Selain itu, wali yang sangat perhatian terhadap lingkungan adalah Sunan Bonang. Dikisahkan saat beliau bertemu dengan Lokajaya (nama Sunan Bonang saat masih menjadi perampok) dan direbut tongkat emasnya, Sunan Bonang terjatuh dan tidak sengaja mencabut rumput yang ada di bawahnya.


Kemudian Sunan Bonang menangis sambil menggenggam rumput ilalang yang tidak sengaja dicabutnya itu, saat ditanya oleh  Lokajaya mengapa ia mengangis, Beliau menjawab “Aku bukan menangis karena kau mengambil tongkat emasku, tapi aku menangis karena aku telah mencabut rumput ilalang ini dan membunuhnya, padahal ilalang ini juga mempunyai  kesempatan yang sama seperti kita untuk bertasbih kepada Allah” tuturnya kepada Lokajaya.


Perkataan Sunan Bonang tersebut sesuai dengan Firman Allah yang termaktub dalam QS. Al-Jumu’ah [62] ayat 1 yang artinya “Apa yang ada di laingit dan apa yang ada di bumi senantiasa bertasbih kepada Allah.
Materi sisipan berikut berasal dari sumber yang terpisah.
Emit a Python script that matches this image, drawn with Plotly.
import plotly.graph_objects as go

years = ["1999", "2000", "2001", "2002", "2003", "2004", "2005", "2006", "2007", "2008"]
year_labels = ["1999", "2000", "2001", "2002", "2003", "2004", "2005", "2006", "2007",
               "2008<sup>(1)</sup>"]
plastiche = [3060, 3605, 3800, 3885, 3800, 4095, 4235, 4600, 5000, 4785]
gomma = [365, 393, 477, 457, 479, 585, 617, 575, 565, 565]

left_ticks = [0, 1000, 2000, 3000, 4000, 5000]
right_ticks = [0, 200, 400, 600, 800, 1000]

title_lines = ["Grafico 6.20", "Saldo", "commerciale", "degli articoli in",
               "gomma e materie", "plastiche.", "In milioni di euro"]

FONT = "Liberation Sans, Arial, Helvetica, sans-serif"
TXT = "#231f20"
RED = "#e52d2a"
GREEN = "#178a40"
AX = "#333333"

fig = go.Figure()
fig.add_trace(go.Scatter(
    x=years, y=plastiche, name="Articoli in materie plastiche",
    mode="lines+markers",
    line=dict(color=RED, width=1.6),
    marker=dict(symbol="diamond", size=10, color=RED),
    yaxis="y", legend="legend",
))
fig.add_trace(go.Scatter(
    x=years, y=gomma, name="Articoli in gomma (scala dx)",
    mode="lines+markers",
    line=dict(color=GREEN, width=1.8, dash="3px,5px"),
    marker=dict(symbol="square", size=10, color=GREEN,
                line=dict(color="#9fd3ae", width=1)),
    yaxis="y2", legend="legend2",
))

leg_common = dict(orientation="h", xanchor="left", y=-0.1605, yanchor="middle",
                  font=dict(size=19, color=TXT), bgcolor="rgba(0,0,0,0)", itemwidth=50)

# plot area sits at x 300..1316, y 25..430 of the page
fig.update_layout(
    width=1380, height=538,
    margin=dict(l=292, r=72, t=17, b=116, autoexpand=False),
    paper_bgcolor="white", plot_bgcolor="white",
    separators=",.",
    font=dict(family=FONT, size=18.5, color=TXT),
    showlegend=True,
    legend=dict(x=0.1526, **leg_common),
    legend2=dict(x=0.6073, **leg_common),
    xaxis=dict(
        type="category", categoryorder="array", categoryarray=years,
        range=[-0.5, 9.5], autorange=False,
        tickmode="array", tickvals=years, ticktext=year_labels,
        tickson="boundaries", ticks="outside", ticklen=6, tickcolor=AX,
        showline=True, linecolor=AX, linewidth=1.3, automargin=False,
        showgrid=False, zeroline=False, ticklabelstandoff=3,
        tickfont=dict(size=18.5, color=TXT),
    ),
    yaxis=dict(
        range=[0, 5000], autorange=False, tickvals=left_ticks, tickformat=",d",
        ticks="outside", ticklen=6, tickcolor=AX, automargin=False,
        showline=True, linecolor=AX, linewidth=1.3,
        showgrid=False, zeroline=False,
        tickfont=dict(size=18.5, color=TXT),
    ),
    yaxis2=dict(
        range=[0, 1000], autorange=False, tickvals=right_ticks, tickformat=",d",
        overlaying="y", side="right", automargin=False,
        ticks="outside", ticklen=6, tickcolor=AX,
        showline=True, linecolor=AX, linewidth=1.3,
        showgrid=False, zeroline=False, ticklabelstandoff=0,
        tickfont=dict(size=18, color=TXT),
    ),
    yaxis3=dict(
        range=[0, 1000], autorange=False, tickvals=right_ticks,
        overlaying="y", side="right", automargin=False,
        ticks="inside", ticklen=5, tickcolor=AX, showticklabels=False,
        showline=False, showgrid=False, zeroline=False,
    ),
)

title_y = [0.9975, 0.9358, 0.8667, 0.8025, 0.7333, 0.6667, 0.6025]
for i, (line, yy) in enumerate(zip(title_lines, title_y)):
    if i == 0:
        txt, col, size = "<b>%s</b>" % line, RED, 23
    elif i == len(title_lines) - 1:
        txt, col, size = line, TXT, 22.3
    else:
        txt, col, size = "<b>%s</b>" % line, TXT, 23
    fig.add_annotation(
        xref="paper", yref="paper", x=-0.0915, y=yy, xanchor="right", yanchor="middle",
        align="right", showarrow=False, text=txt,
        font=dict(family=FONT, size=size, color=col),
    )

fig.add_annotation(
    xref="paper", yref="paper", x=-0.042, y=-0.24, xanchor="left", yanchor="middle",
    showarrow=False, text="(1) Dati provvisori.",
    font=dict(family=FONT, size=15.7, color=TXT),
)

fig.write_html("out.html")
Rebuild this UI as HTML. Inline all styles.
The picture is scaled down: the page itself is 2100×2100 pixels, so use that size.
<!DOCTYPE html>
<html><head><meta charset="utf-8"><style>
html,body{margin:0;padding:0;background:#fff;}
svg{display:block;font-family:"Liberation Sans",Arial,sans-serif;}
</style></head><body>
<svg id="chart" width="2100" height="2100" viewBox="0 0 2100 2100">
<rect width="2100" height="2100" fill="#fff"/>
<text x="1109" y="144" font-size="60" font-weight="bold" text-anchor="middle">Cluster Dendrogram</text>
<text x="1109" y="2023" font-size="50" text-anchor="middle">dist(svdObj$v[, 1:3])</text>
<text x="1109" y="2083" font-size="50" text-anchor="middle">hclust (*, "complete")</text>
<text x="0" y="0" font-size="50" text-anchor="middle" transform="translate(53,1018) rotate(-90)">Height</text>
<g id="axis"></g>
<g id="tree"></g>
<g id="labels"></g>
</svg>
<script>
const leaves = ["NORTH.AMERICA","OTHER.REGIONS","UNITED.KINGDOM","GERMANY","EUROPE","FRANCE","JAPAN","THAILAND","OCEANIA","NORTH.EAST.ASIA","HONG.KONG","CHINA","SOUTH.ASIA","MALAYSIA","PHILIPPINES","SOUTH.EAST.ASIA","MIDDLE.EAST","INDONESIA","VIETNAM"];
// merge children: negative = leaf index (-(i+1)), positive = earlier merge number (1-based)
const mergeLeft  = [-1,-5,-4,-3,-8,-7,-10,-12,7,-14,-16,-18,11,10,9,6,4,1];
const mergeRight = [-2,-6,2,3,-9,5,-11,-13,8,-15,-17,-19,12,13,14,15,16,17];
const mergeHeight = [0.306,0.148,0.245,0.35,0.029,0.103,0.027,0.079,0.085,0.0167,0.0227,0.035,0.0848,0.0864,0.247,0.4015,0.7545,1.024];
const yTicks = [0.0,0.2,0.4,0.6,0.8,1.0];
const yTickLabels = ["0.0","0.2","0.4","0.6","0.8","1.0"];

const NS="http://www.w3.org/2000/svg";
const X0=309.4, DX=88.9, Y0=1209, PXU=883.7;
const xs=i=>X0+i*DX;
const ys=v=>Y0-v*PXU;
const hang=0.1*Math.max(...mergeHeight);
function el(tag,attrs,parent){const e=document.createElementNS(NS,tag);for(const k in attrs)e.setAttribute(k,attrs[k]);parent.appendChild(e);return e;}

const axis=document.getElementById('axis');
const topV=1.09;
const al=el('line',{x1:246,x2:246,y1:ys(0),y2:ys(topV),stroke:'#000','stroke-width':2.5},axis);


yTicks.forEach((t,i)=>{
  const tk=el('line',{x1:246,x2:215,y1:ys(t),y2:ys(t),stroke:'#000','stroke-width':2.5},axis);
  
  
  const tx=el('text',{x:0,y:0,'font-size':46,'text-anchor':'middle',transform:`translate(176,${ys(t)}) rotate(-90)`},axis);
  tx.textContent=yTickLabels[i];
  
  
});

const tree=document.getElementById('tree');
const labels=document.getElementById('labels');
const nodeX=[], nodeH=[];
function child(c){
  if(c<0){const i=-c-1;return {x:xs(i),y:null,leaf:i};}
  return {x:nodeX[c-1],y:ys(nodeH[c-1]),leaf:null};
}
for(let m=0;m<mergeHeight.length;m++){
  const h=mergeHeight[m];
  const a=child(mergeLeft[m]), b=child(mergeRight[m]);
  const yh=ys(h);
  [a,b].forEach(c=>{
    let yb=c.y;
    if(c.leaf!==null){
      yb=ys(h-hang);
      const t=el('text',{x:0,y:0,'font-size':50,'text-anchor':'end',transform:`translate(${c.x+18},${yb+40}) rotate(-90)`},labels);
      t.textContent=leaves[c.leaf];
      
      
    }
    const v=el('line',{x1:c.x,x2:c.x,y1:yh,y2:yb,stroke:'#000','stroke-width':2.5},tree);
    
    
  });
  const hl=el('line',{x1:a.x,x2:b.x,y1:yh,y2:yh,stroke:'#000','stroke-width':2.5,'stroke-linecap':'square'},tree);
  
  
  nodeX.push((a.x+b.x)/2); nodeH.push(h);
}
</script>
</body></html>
Maharaja, yang Mahasuci, Yang Maha perkasa, Maha bijaksana”.  Juga yang terdapat dalam QS. Al-Isra’ [17] ayat 44 “Dan tidak ada sesuatu pun melainkan bertasbih dengan memuji-Nya”.


Dalam kedua ayat ini Allah menerangkan bahwa segala sesuatu yang ada di langit dan di bumi dan segala sesuatu selain-Nya, baik yang bernyawa maupun tidak, benda keras ataupun cair, pepohonan, dan sebagainya, bertasbih kepada Allah, menyucikan-Nya dari hal-hal yang tidak wajar, seperti sifat-sifat kekurangan dan sebagainya. Setiap kita melihat dan memandang kepada apa yang ada di bumi dan di langit, semuanya itu menunjukkan kepada kita atas keesaan penciptanya yaitu Allah dan kebesaran kekuasaan-Nya.


Oleh karena itu tidak sepatutnya kita menjadi khalifah yang semena-mena dan berlaku seenaknya terhadap sesama makhluk ciptaan Allah, meskipun itu bukan manusia sekalipun.Karena sejatinya dengan menjaga lingkungan, kita sebenarnya juga menjaga diri kita sendiri, karena Tuhan, manusia dan lingkungan adalah bentuk hubungan segitiga yang sangat berkaitan, di mana Allah sebagai pusatnya.